Merkley Applauds Senate Passage of United States Innovation and Competition Act, Which Includes Critical Merkley Amendments to Promote Human Rights and Democracy in China

Washington, D.C. – Oregon’s U.S. Senator Jeff Merkley—a member of the Senate Foreign Relations Committee (SFRC) and the Chair of the Congressional-Executive Commission on China (CECC)—is applauding the Senate passage of the United States Innovation and Competition Act, legislation that includes a number of key Merkley amendments and CECC-recommended provisions that will help ensure that American advocacy for human rights and democracy remain a centerpiece of the United States’ relationship with China.

“America’s values of freedom and democracy must be at the center of all of our actions and relationships around the world—especially with China,” said Merkley. “This legislation includes crucial support for pro-democracy and pro-human rights groups and steps to protect ethnic minorities facing brutal repression in China, as well as important pathways for strategic economic and diplomatic engagement in the region. While more work remains ahead of us in shaping a relationship with China that holds perpetrators of human rights abuses accountable, the United States Innovation and Competition Act is an important step in the right direction.”

Specific provisions authored and advocated for by Merkley that are included in the United States Innovation and Competition Act include:

  • Sanctions on Chinese officials responsible for forced labor in Xinjiang, as called for by the bipartisan Uyghur Forced Labor Prevention Act, introduced by Merkley and Senator Marco Rubio;
  • Bipartisan Merkley-Rubio legislation to establish a China Censorship Monitor and Action Group to monitor and address the impacts of China’s censorship or intimidation of U.S. persons and companies that exercise free speech;


  • Promoting responsible, low-carbon economic development alternatives to China’s Belt and Road Initiative;
  • Requiring reporting on the personnel and expertise required to effectively engage the People’s Republic of China in strategic stability and arms control dialogues;
  • Adding the prohibition on the export of covered munitions and crime control items to the Hong Kong Police Force to the list of sanctions covered by the sense of Congress on the centrality of sanctions and other restrictions related to China
  • Supporting United States educational and exchange programs with Taiwan by encouraging the establishment of an independent U.S.-Taiwan Cultural Exchange Foundation;
  • Requiring a strategy to respond to sharp power operations targeting Taiwan;
  • Providing for improved language regarding the treatment of the Taiwan government;
  • Improving the Secretary of State’s report on Chinese influence on international organizations to specifically address human rights, internet sovereignty, the development of norms on artificial intelligence, labor, international standards-setting, and freedom of navigation;
  • Authorizing appropriations for protecting human rights in the People’s Republic of China; and,
  • Including in the strategy to enhance cooperation with South and Central Asia a description of United States diplomatic efforts to protect ethnic minorities fleeing persecution in China.

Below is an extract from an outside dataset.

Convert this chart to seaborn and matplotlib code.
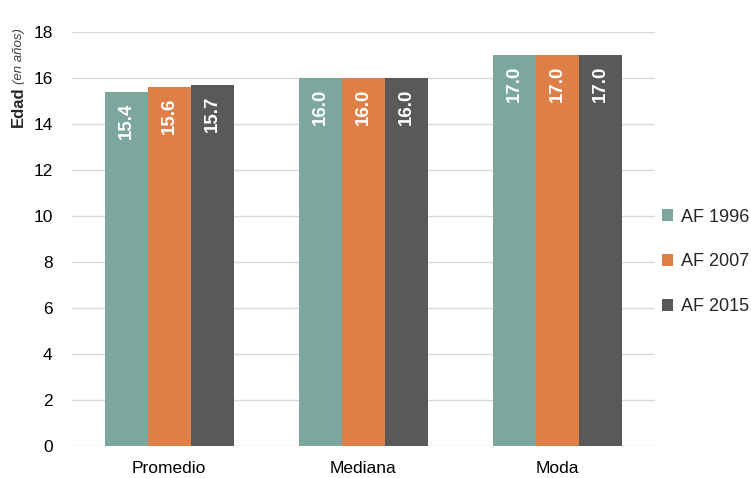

The legislation also includes a number of steps that have been advocated by the CECC under Merkley’s chairmanship and previously, such as provisions:

  • Extending Global Magnitsky Act sanctions, by repealing sunset provisions to make the sanctions authority for the legislation permanent;
  • Implementing a diplomatic boycott of the 2022 Winter Olympic Games;
  • Promoting internet freedom in Hong Kong, by supporting the development and deployment of internet freedom and Great Firewall circumvention tools for the people of Hong Kong;
  • Pushing back against rights violators on the United Nations Human Rights Council;
  • Emphasizing centrality of sanctions and other restrictions as powerful tools to advance U.S. foreign policy and pressing for full implementation of these sanctions and restrictions;
  • Strengthening U.S. policy in Tibet;
  • Reinforcing U.S. policy on the treatment of Uyghurs and other ethnic minorities in Xinjiang; and,
  • Supporting robust diplomatic engagement with G7 and G20 countries on matters relevant to economic and democratic freedoms.

The provisions secured by Merkley in the United States Innovation and Competition Act are just the latest in the senator’s years-long mission to advocate for human rights in China, work that includes his championing of the Hong Kong Human Rights and Democracy Act and the Hong Kong Safe Harbor Act. Last fall, Senator Merkley successfully passed legislation to ban the export of crowd control munitions to Hong Kong in an effort to help protect peaceful protesters during the ongoing pro-democracy demonstrations.

Merkley has also been an outspoken critic of the Chinese government’s genocide of Uyghur Muslims and other ethnic minorities in Xinjiang, and is the co-lead of the Uyghur Forced Labor Prevention Act along with Sen. Marco Rubio (R-FL).